Nothing Real is a developer of high-performance software for professional visual effects and post-production based in Venice Beach, CA. Its Shake is a general-purpose image manipulation toolset that provides users with a low-cost, high performance compositing solution without the need for specialized hardware. It features a graphic user interface that emphasizes intuitive “process-tree” control features for the most complex image manipulation tasks.
The US$9,900 application is designed to enable creative professionals in film, HDTV, broadcast, post-production and multimedia with an interactive tool to quickly manipulate high-resolution images in conjunction with the creation of composites, effects and animations.
“The acquisition was jaw-dropping,” Wanda Meloni, principal analyst at the digital media M2 Research firm in San Diego, told Forbes. “It really sent a message to the industry that Apple is serious about breaking into the professional digital filmmaking market.”

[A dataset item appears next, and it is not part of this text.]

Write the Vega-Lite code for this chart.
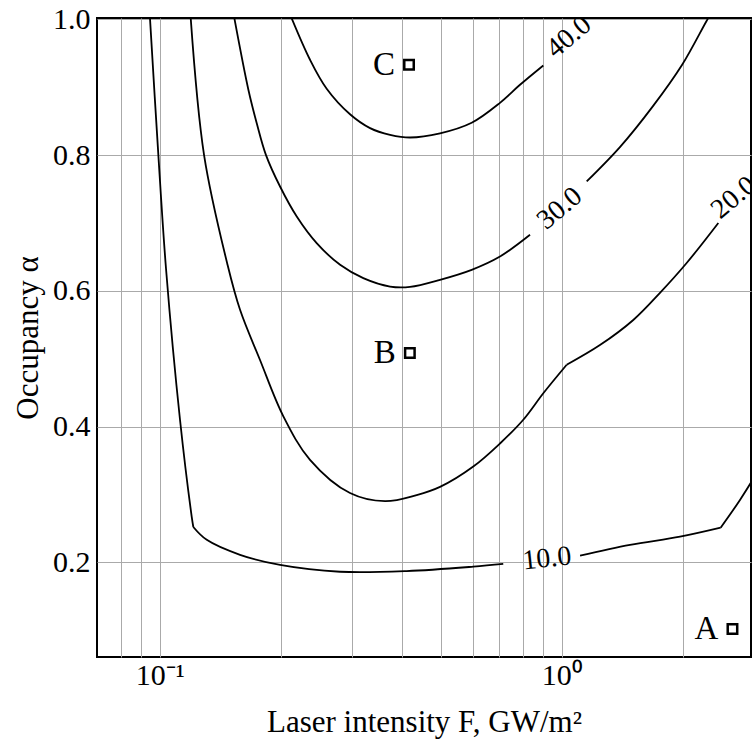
{
  "$schema": "https://vega.github.io/schema/vega-lite/v6.json",
  "width": 654,
  "height": 639,
  "autosize": {"type": "none"},
  "padding": {"left": 97, "top": 18, "right": 1, "bottom": 90},
  "background": "white",
  "config": {
    "font": "Liberation Serif",
    "view": {"stroke": "#000", "strokeWidth": 2},
    "axis": {
      "domain": false,
      "ticks": false,
      "grid": true,
      "gridColor": "#aaaaaa",
      "gridWidth": 1,
      "labelFont": "Liberation Serif",
      "labelFontSize": 30,
      "labelColor": "#000",
      "labelFlush": false,
      "labelOverlap": false,
      "labelBound": false,
      "titleFont": "Liberation Serif",
      "titleFontSize": 31,
      "titleFontWeight": "normal",
      "titleColor": "#000"
    }
  },
  "datasets": {
    "contours": [
      {"seg": "10a", "i": 0, "F": 0.0945, "alpha": 1.004},
      {"seg": "10a", "i": 1, "F": 0.0992, "alpha": 0.800},
      {"seg": "10a", "i": 2, "F": 0.1037, "alpha": 0.631},
      {"seg": "10a", "i": 3, "F": 0.1123, "alpha": 0.410},
      {"seg": "10a", "i": 4, "F": 0.1201, "alpha": 0.267},
      {"seg": "10a", "i": 5, "F": 0.1212, "alpha": 0.252},
      {"seg": "10b", "i": 0, "F": 0.1212, "alpha": 0.252},
      {"seg": "10b", "i": 1, "F": 0.1309, "alpha": 0.233},
      {"seg": "10b", "i": 2, "F": 0.1584, "alpha": 0.211},
      {"seg": "10b", "i": 3, "F": 0.1992, "alpha": 0.196},
      {"seg": "10b", "i": 4, "F": 0.2810, "alpha": 0.186},
      {"seg": "10b", "i": 5, "F": 0.4115, "alpha": 0.187},
      {"seg": "10b", "i": 6, "F": 0.6026, "alpha": 0.1935},
      {"seg": "10b", "i": 7, "F": 0.7155, "alpha": 0.1975},
      {"seg": "10c", "i": 0, "F": 1.111, "alpha": 0.2097},
      {"seg": "10c", "i": 1, "F": 1.479, "alpha": 0.2255},
      {"seg": "10c", "i": 2, "F": 1.970, "alpha": 0.2377},
      {"seg": "10c", "i": 3, "F": 2.486, "alpha": 0.251},
      {"seg": "10d", "i": 0, "F": 2.486, "alpha": 0.251},
      {"seg": "10d", "i": 1, "F": 2.777, "alpha": 0.2918},
      {"seg": "10d", "i": 2, "F": 3.113, "alpha": 0.339},
      {"seg": "20a", "i": 0, "F": 0.1191, "alpha": 1.011},
      {"seg": "20a", "i": 1, "F": 0.1289, "alpha": 0.800},
      {"seg": "20a", "i": 2, "F": 0.1475, "alpha": 0.638},
      {"seg": "20a", "i": 3, "F": 0.1584, "alpha": 0.572},
      {"seg": "20a", "i": 4, "F": 0.1776, "alpha": 0.498},
      {"seg": "20a", "i": 5, "F": 0.2030, "alpha": 0.415},
      {"seg": "20a", "i": 6, "F": 0.2365, "alpha": 0.351},
      {"seg": "20a", "i": 8, "F": 0.2974, "alpha": 0.302},
      {"seg": "20a", "i": 9, "F": 0.3634, "alpha": 0.290},
      {"seg": "20a", "i": 10, "F": 0.4357, "alpha": 0.299},
      {"seg": "20a", "i": 11, "F": 0.4981, "alpha": 0.311},
      {"seg": "20a", "i": 12, "F": 0.6026, "alpha": 0.341},
      {"seg": "20a", "i": 13, "F": 0.7022, "alpha": 0.375},
      {"seg": "20a", "i": 14, "F": 0.8025, "alpha": 0.410},
      {"seg": "20a", "i": 15, "F": 0.9000, "alpha": 0.449},
      {"seg": "20a", "i": 16, "F": 1.029, "alpha": 0.491},
      {"seg": "20b", "i": 0, "F": 1.029, "alpha": 0.491},
      {"seg": "20b", "i": 1, "F": 1.245, "alpha": 0.520},
      {"seg": "20b", "i": 2, "F": 1.507, "alpha": 0.557},
      {"seg": "20b", "i": 3, "F": 1.756, "alpha": 0.597},
      {"seg": "20b", "i": 4, "F": 2.046, "alpha": 0.641},
      {"seg": "20b", "i": 5, "F": 2.453, "alpha": 0.700},
      {"seg": "30a", "i": 0, "F": 0.1523, "alpha": 1.011},
      {"seg": "30a", "i": 1, "F": 0.1662, "alpha": 0.896},
      {"seg": "30a", "i": 2, "F": 0.1743, "alpha": 0.847},
      {"seg": "30a", "i": 3, "F": 0.1838, "alpha": 0.800},
      {"seg": "30a", "i": 4, "F": 0.1992, "alpha": 0.7537},
      {"seg": "30a", "i": 5, "F": 0.2192, "alpha": 0.7095},
      {"seg": "30a", "i": 6, "F": 0.2457, "alpha": 0.6703},
      {"seg": "30a", "i": 7, "F": 0.2810, "alpha": 0.6383},
      {"seg": "30a", "i": 8, "F": 0.3209, "alpha": 0.6187},
      {"seg": "30a", "i": 9, "F": 0.3741, "alpha": 0.6063},
      {"seg": "30a", "i": 10, "F": 0.4195, "alpha": 0.6058},
      {"seg": "30a", "i": 11, "F": 0.4981, "alpha": 0.6162},
      {"seg": "30a", "i": 12, "F": 0.5971, "alpha": 0.6309},
      {"seg": "30a", "i": 13, "F": 0.7022, "alpha": 0.6505},
      {"seg": "30a", "i": 14, "F": 0.8341, "alpha": 0.6825},
      {"seg": "30b", "i": 0, "F": 1.154, "alpha": 0.7611},
      {"seg": "30b", "i": 1, "F": 1.396, "alpha": 0.8117},
      {"seg": "30b", "i": 2, "F": 1.687, "alpha": 0.8721},
      {"seg": "30b", "i": 3, "F": 1.992, "alpha": 0.9327},
      {"seg": "30b", "i": 4, "F": 2.295, "alpha": 0.998},
      {"seg": "30b", "i": 5, "F": 2.366, "alpha": 1.011},
      {"seg": "40a", "i": 0, "F": 0.2097, "alpha": 1.011},
      {"seg": "40a", "i": 1, "F": 0.2365, "alpha": 0.9405},
      {"seg": "40a", "i": 2, "F": 0.2602, "alpha": 0.8978},
      {"seg": "40a", "i": 3, "F": 0.2974, "alpha": 0.8602},
      {"seg": "40a", "i": 4, "F": 0.3336, "alpha": 0.8398},
      {"seg": "40a", "i": 5, "F": 0.3741, "alpha": 0.8299},
      {"seg": "40a", "i": 6, "F": 0.4195, "alpha": 0.8259},
      {"seg": "40a", "i": 7, "F": 0.4981, "alpha": 0.8320},
      {"seg": "40a", "i": 8, "F": 0.5971, "alpha": 0.8476},
      {"seg": "40a", "i": 9, "F": 0.7022, "alpha": 0.8770},
      {"seg": "40a", "i": 10, "F": 0.7875, "alpha": 0.9036},
      {"seg": "40a", "i": 11, "F": 0.9000, "alpha": 0.9321}
    ],
    "levels": [
      {"level": 40, "F": 1.043, "alpha": 0.974},
      {"level": 30, "F": 0.990, "alpha": 0.721},
      {"level": 20, "F": 2.683, "alpha": 0.737},
      {"level": 10, "F": 0.919, "alpha": 0.205}
    ],
    "points": [
      {"label": "C", "F": 0.417, "alpha": 0.933},
      {"label": "B", "F": 0.419, "alpha": 0.5085},
      {"label": "A", "F": 2.66, "alpha": 0.1016}
    ]
  },
  "encoding": {
    "x": {
      "field": "F",
      "type": "quantitative",
      "scale": {"type": "log", "domain": [0.0698, 2.958], "nice": false},
      "axis": {
        "values": [0.08, 0.09, 0.1, 0.2, 0.3, 0.4, 0.5, 0.6, 0.7, 0.8, 0.9, 1, 2],
        "labelExpr": "datum.value == 0.1 ? '10⁻¹' : (datum.value == 1 ? '10⁰' : '')",
        "title": "Laser intensity F, GW/m²",
        "labelPadding": 3,
        "titlePadding": 17
      }
    },
    "y": {
      "field": "alpha",
      "type": "quantitative",
      "scale": {"domain": [0.0604, 1.002], "nice": false, "zero": false},
      "axis": {
        "values": [0.2, 0.4, 0.6, 0.8, 1.0],
        "format": ".1f",
        "title": "Occupancy α",
        "labelPadding": 7,
        "titlePadding": 8
      }
    }
  },
  "layer": [
    {
      "data": {"name": "contours"},
      "mark": {"type": "line", "clip": true, "color": "#000", "strokeWidth": 1.8, "interpolate": "catmull-rom"},
      "encoding": {
        "detail": {"field": "seg", "type": "nominal"},
        "order": {"field": "i", "type": "quantitative"}
      }
    },
    {
      "data": {"name": "levels"},
      "transform": [{"filter": "datum.level != 10"}],
      "mark": {"type": "text", "clip": true, "angle": 320, "fontSize": 28, "align": "center", "baseline": "middle", "color": "#000"},
      "encoding": {"text": {"field": "level", "type": "quantitative", "format": ".1f"}}
    },
    {
      "data": {"name": "levels"},
      "transform": [{"filter": "datum.level == 10"}],
      "mark": {"type": "text", "clip": true, "angle": 354, "fontSize": 28, "align": "center", "baseline": "middle", "color": "#000"},
      "encoding": {"text": {"field": "level", "type": "quantitative", "format": ".1f"}}
    },
    {
      "data": {"name": "points"},
      "mark": {"type": "point", "shape": "square", "size": 90, "filled": false, "fill": "#fff", "fillOpacity": 1, "stroke": "#000", "strokeWidth": 2.5, "opacity": 1}
    },
    {
      "data": {"name": "points"},
      "mark": {"type": "text", "fontSize": 33, "align": "right", "baseline": "middle", "dx": -14, "color": "#000"},
      "encoding": {"text": {"field": "label", "type": "nominal"}}
    }
  ]
}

Nothing Real’s clients are the very high end of the film and post-production industries, so this acquisition should get Apple technology into those top-tier production facilities, according to the article. The Nothing Real acquisition may be used to fuel sales of high-end Mac systems. The Power Mac line has gross margins of around 30 percent, compared with the iMacs aimed at consumers, which have margins of just 20 percent, according to Forbes.
“In terms of the numbers of units that Apple could sell, professional film is a small niche market,” Meloni said in the article. “But it’s a prestigious market, and the trickle-down effect to spur sales in other markets like the corporate, medical and government arenas, where Apple’s professional products are also used, could be big.”
Apple is already seeing a great deal of success in the realm of videography with Final Cut Pro.
“It’s staggering how many people we see switching to Final Cut Pro,” David Tecson, president of the TV and film post-production house EdgeWorx, told Forbes. “It’s being adopted by a lot more professionals in a shorter period of time than Adobe’s Premier was.”
Now that Apple has both a digital editor and Nothing Real’s high-end special-effects applications, it has the makings of a serious digital filmmaking software suit, according to the article. The company won’t say whether it intends to roll up the Nothing Real products into Final Cut Pro or to release them separately for the Mac.